There are many more factors to consider. Study up!
Trees can be and often are used as an anchor point. The golden rule I have used is to ensure the trunk is about the thickness of your thigh. Moreover, are the roots concealed (meaning well-anchored) or exposed? Again, consult a guide or experienced friend before deploying this tactic.
When using a boulder or a tree as your sole anchor point, you need to ensure that you are tying it off properly. Using a long sling or cordallete, there are a few options you can use to tie off a boulder or tree, all with varying degrees of strength.
The quickest and most basic way of tying off a large feature as your main anchor point is to wrap it with your sling and tie a overhand using both ends of the loop. The resulting loop will be your masterpoint.
The Girth Hitch
This is sort of “last resort” option. Girth hitching a large natural feature should only be used if there is not enough material to tie a knot. The girth hitch reduces the strength of your cord or sling by approximately 25%. Furthermore, the girth hitch has only one point of failure; if any part of the sling fails, there are no backups to rely on and the anchor will fall apart. It is unwise to take chances; take security steps wherever possible.
The Figure Eight
A step up from the overhand knot, the figure of eight adds one more degree of failure to your knot. When you have the material and the time, always tie a figure eight.

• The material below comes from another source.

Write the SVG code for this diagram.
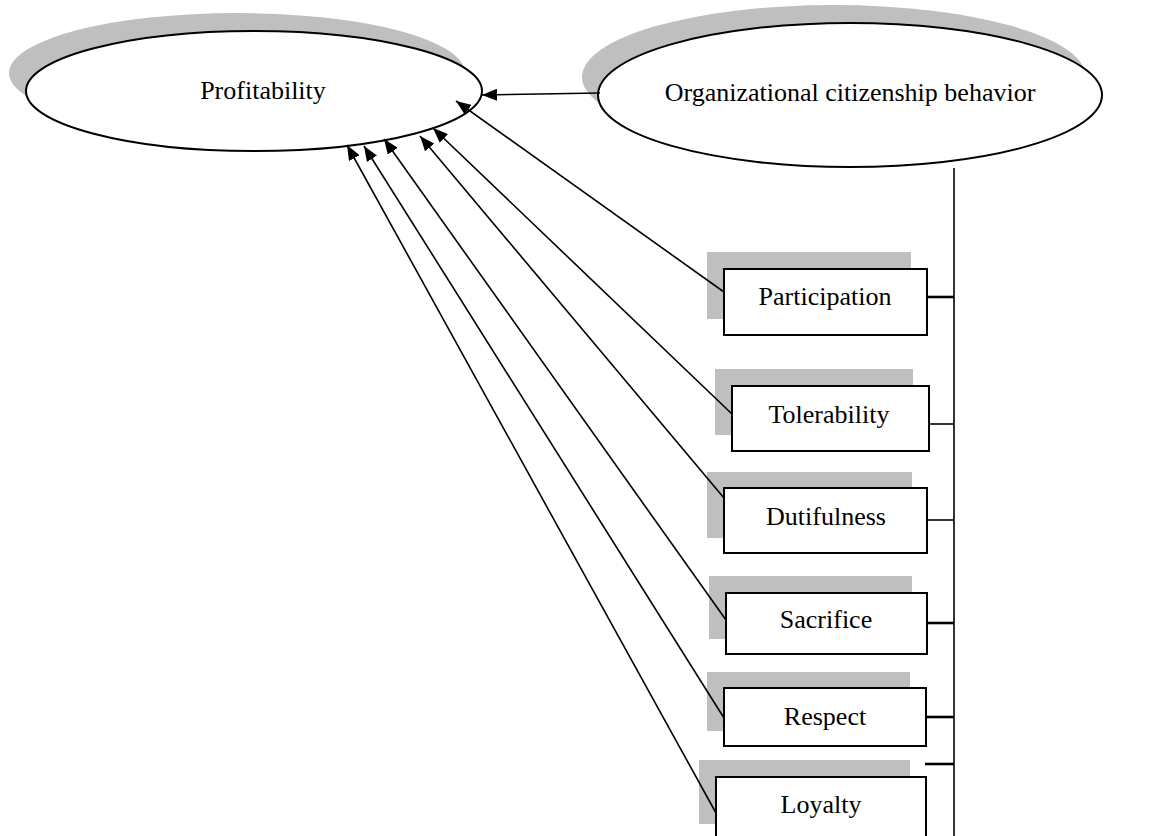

Neither more or less secure than the figure eight or the overhand, the bowline is just another knot one can use to tie off a natural feature while trad climbing.
- Double Bowline – One of the strongest ways to tie a masterpoint. Whenever possible, I like to use this knot.
Ready To Build Your First Trad Anchor?
There are volumes of literature out there which cover every conceivable aspect of anchor building. This is a very rough guide and, while I have included some of the basics, competent anchor building is a critical element of any climber’s skill set. Practice, study, take a course in anchors – you will not be sorry!